## begin RECORDS FOR THIS TASK

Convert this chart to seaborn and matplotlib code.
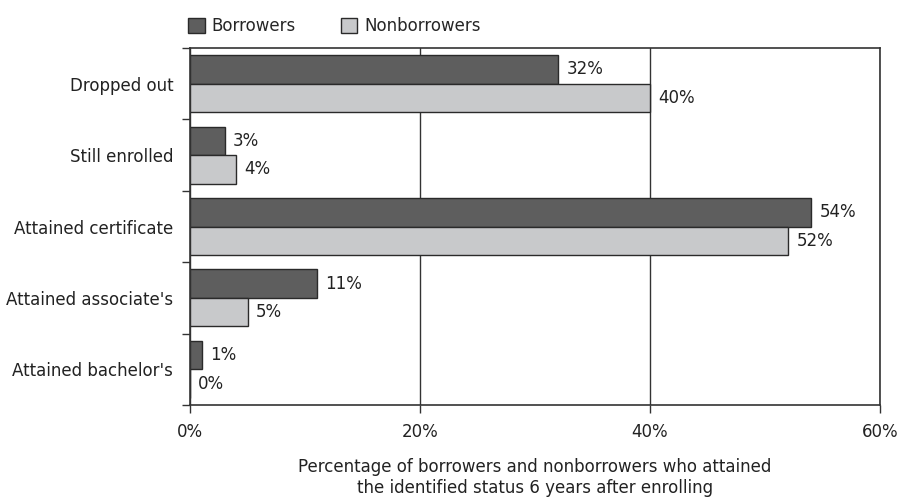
import matplotlib
matplotlib.use("Agg")
import matplotlib.pyplot as plt
import seaborn as sns
import pandas as pd
from matplotlib.patches import Patch
from matplotlib.ticker import FixedLocator

categories = ["Dropped out", "Still enrolled", "Attained certificate",
              "Attained associate's", "Attained bachelor's"]
borrowers = [32, 3, 54, 11, 1]
nonborrowers = [40, 4, 52, 5, 0]
groups = ["Borrowers", "Nonborrowers"]
xticks = [0, 20, 40, 60]

sns.set_theme(style="white")
plt.rcParams['font.family'] = ['Liberation Sans Narrow', 'DejaVu Sans']

df = pd.DataFrame({
    "status": categories * 2,
    "value": borrowers + nonborrowers,
    "group": [groups[0]] * len(categories) + [groups[1]] * len(categories),
})

colors = {"Borrowers": "#5e5e5e", "Nonborrowers": "#c8c9cb"}

fig = plt.figure(figsize=(9.01, 5.0), dpi=100)
ax = fig.add_axes([190/901, 1-405/500, (880-190)/901, (405-48)/500])

sns.barplot(data=df, y="status", x="value", hue="group", order=categories,
            hue_order=groups, palette=colors, orient="h", width=0.8, gap=0,
            edgecolor="#2a2a2a", linewidth=1.0, ax=ax, legend=False)

for cont, vals in zip(ax.containers, [borrowers, nonborrowers]):
    ax.bar_label(cont, labels=[f"{v}%" for v in vals], padding=6,
                 fontsize=12, color="#222222")

ax.set_xlim(0, 60)
ax.set_ylim(len(categories) - 0.5, -0.5)
ax.set_xticks(xticks)
ax.set_xticklabels([f"{t}%" for t in xticks], fontsize=12, color="#222222")
ax.tick_params(axis="x", direction="out", length=6, width=1, color="#333333", pad=7,
               bottom=True)

ax.yaxis.set_major_locator(FixedLocator([i - 0.5 for i in range(len(categories) + 1)]))
ax.yaxis.set_minor_locator(FixedLocator(list(range(len(categories)))))
ax.set_yticklabels([], minor=False)
ax.set_yticklabels(categories, minor=True, fontsize=12, color="#222222")
ax.tick_params(axis="y", which="major", direction="out", length=6, width=1,
               color="#333333", left=True)
ax.tick_params(axis="y", which="minor", length=0, pad=12)

ax.xaxis.grid(True, color="#333333", linewidth=1)
ax.yaxis.grid(False)
ax.set_axisbelow(True)
for s in ax.spines.values():
    s.set_color("#333333")
    s.set_linewidth(1.2)

ax.set_ylabel("")
ax.set_xlabel("Percentage of borrowers and nonborrowers who attained\n"
              "the identified status 6 years after enrolling",
              fontsize=12, color="#222222", labelpad=12)

handles = [Patch(facecolor=colors[g], edgecolor="#2a2a2a", linewidth=1.0, label=g)
           for g in groups]
fig.legend(handles=handles, loc="lower left", bbox_to_anchor=(188/901, 1-35/500),
           ncol=2, frameon=False, fontsize=12, handlelength=1.0, handleheight=1.0,
           handletextpad=0.4, columnspacing=2.7, borderaxespad=0, borderpad=0)

fig.savefig("out.png", dpi=100)
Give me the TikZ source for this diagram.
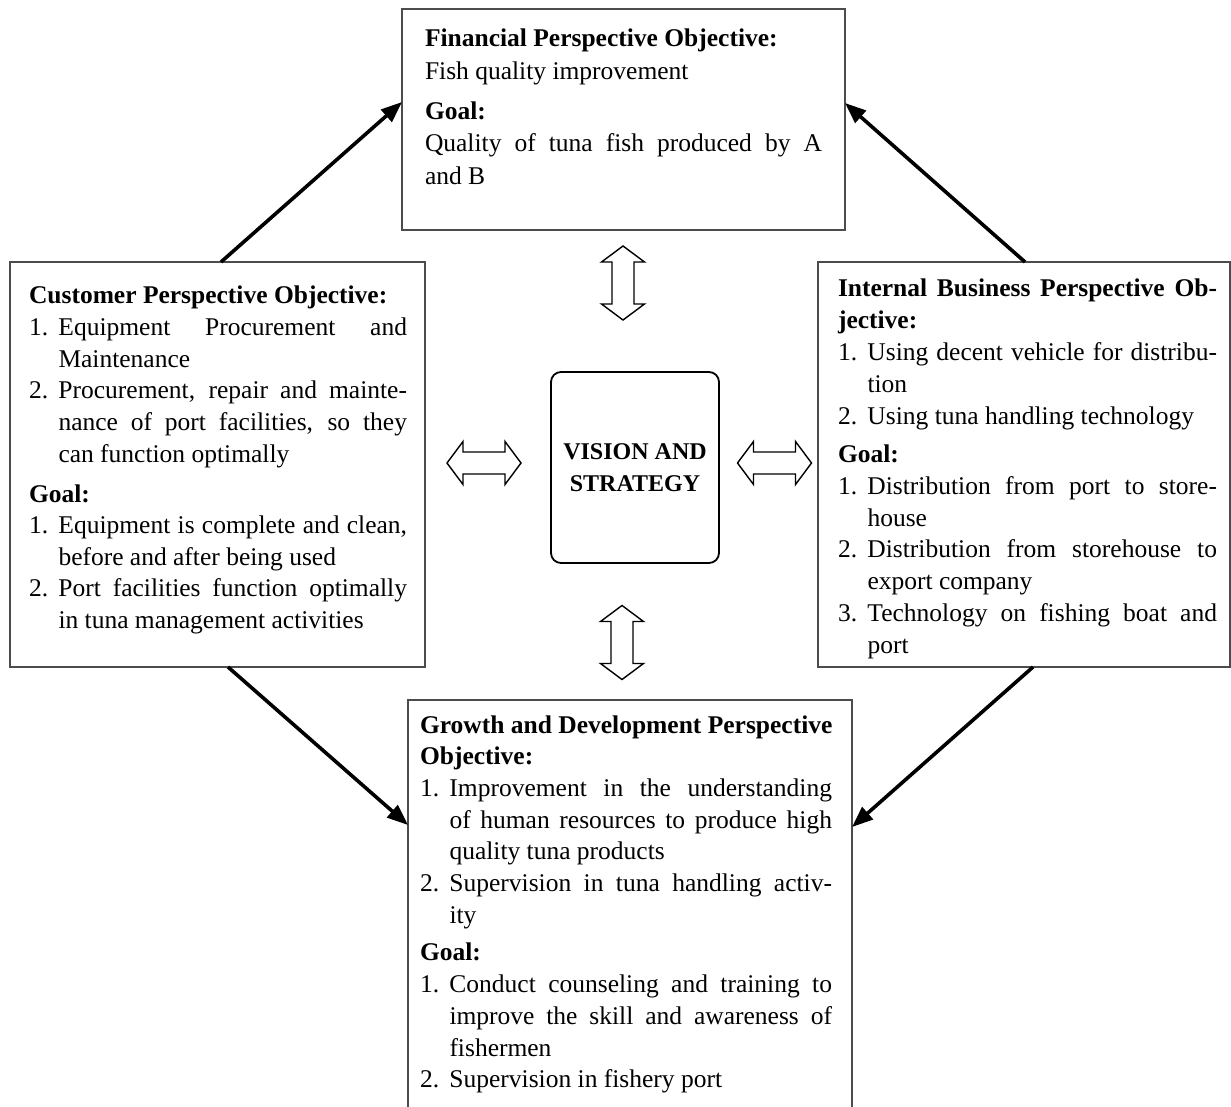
\documentclass[tikz,border=0pt]{standalone}
\usepackage{fontspec}
\setmainfont{Liberation Serif}
\usetikzlibrary{arrows.meta}
\newlength\itind \setlength\itind{29.5pt}
\newcommand\blk[3]{\vtop{\hsize=#1\relax\linewidth=#1\relax\parindent=0pt\parskip=0pt\lineskiplimit=-100pt\fontsize{25.5pt}{#2}\selectfont #3}}
\newcommand\jline[1]{\makebox[\linewidth][s]{#1}\par}
\newcommand\rline[1]{\makebox[\linewidth][l]{#1}\par}
\newcommand\ijline[2]{\makebox[\linewidth][s]{\makebox[\itind][l]{#1}#2}\par}
\newcommand\irline[2]{\makebox[\linewidth][l]{\makebox[\itind][l]{#1}#2}\par}
\newcommand\cjline[1]{\makebox[\linewidth][s]{\hspace*{\itind}#1}\par}
\newcommand\crline[1]{\makebox[\linewidth][l]{\hspace*{\itind}#1}\par}
\begin{document}
\begin{tikzpicture}[x=1pt,y=-1pt,
  pbox/.style={draw=black!70,line width=1.2pt,rectangle,anchor=north west,inner sep=0pt,outer sep=0pt},
  txt/.style={anchor=base west,inner sep=0pt,outer sep=0pt},
  bigarrow/.style={line width=3.6pt,-{Triangle[length=21pt,width=16pt]}},
  hollow/.style={draw=black,line width=1.4pt,fill=white,line join=miter},
  dblarrow/.pic={\path[hollow] (-37,0) -- (-21,-21.5) -- (-21,-11) -- (21,-11) -- (21,-21.5) -- (37,0) -- (21,21.5) -- (21,11) -- (-21,11) -- (-21,21.5) -- cycle;}
]
\useasboundingbox (0,0) rectangle (1231,1107);
\clip (0,0) rectangle (1231,1107);
\fill[white] (0,0) rectangle (1231,1107);

% boxes
\node[pbox,minimum width=443pt,minimum height=221pt] (fin) at (402,9) {};
\node[pbox,minimum width=415pt,minimum height=405pt] (cust) at (10,262) {};
\node[pbox,minimum width=412pt,minimum height=405pt] (int) at (818,262) {};
\node[pbox,minimum width=444pt,minimum height=420pt] (grow) at (408,700) {};
\node[draw=black,line width=1.8pt,rounded corners=10pt,minimum width=168pt,minimum height=191pt,align=center,
  font=\bfseries\fontsize{24pt}{32pt}\selectfont,inner sep=0pt] (vis) at (635,467.5) {VISION AND\\STRATEGY};

% texts
\node[txt] (fintext) at (425,47) {\blk{397pt}{32.5pt}{%
\rline{\textbf{Financial Perspective Objective:}}
\rline{Fish quality improvement}
\vspace{7.5pt}
\rline{\textbf{Goal:}}
\jline{Quality of tuna fish produced by A}
\rline{and B}}};

\node[txt] (custtext) at (29,304) {\blk{378pt}{31.6pt}{%
\rline{\textbf{Customer Perspective Objective:}}
\ijline{1.}{Equipment Procurement and}
\crline{Maintenance}
\ijline{2.}{Procurement, repair and mainte-}
\cjline{nance of port facilities, so they}
\crline{can function optimally}
\vspace{8.5pt}
\rline{\textbf{Goal:}}
\ijline{1.}{Equipment is complete and clean,}
\crline{before and after being used}
\ijline{2.}{Port facilities function optimally}
\crline{in tuna management activities}}};

\node[txt] (inttext) at (838,297) {\blk{379pt}{31.8pt}{%
\jline{\textbf{Internal Business Perspective Ob-}}
\rline{\textbf{jective:}}
\ijline{1.}{Using decent vehicle for distribu-}
\crline{tion}
\irline{2.}{Using tuna handling technology}
\vspace{6.5pt}
\rline{\textbf{Goal:}}
\ijline{1.}{Distribution from port to store-}
\crline{house}
\ijline{2.}{Distribution from storehouse to}
\crline{export company}
\ijline{3.}{Technology on fishing boat and}
\crline{port}}};

\node[txt] (growtext) at (420,733) {\blk{412pt}{31.7pt}{%
\rline{\textbf{Growth and Development Perspective}}
\rline{\textbf{Objective:}}
\ijline{1.}{Improvement in the understanding}
\cjline{of human resources to produce high}
\crline{quality tuna products}
\ijline{2.}{Supervision in tuna handling activ-}
\crline{ity}
\vspace{6pt}
\rline{\textbf{Goal:}}
\ijline{1.}{Conduct counseling and training to}
\cjline{improve the skill and awareness of}
\crline{fishermen}
\irline{2.}{Supervision in fishery port}}};

% hollow double arrows
\pic[rotate=90] at (623,283) {dblarrow};
\pic[rotate=90] at (622,642.5) {dblarrow};
\pic at (484,463) {dblarrow};
\pic at (774.5,463) {dblarrow};

% thick arrows
\draw[bigarrow] ([xshift=211pt]cust.north west) -- ([yshift=-93pt]fin.north west);
\draw[bigarrow] ([xshift=207pt]int.north west) -- ([yshift=-94pt]fin.north east);
\draw[bigarrow] ([xshift=218pt]cust.south west) -- ([yshift=-125pt]grow.north west);
\draw[bigarrow] ([xshift=215pt]int.south west) -- ([yshift=-127pt]grow.north east);
\end{tikzpicture}
\end{document}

## end RECORDS FOR THIS TASK

WHAT YOU HAVE TO DO: Transcribe the opening line of the listing above, please, and every line after it through the line with "1-405/500, (880-190)/901, (405-48)/500])", word for word, without pictures.

RESPONSE TO THE TASK:
Convert this chart to seaborn and matplotlib code.
import matplotlib
matplotlib.use("Agg")
import matplotlib.pyplot as plt
import seaborn as sns
import pandas as pd
from matplotlib.patches import Patch
from matplotlib.ticker import FixedLocator

categories = ["Dropped out", "Still enrolled", "Attained certificate",
              "Attained associate's", "Attained bachelor's"]
borrowers = [32, 3, 54, 11, 1]
nonborrowers = [40, 4, 52, 5, 0]
groups = ["Borrowers", "Nonborrowers"]
xticks = [0, 20, 40, 60]

sns.set_theme(style="white")
plt.rcParams['font.family'] = ['Liberation Sans Narrow', 'DejaVu Sans']

df = pd.DataFrame({
    "status": categories * 2,
    "value": borrowers + nonborrowers,
    "group": [groups[0]] * len(categories) + [groups[1]] * len(categories),
})

colors = {"Borrowers": "#5e5e5e", "Nonborrowers": "#c8c9cb"}

fig = plt.figure(figsize=(9.01, 5.0), dpi=100)
ax = fig.add_axes([190/901, 1-405/500, (880-190)/901, (405-48)/500])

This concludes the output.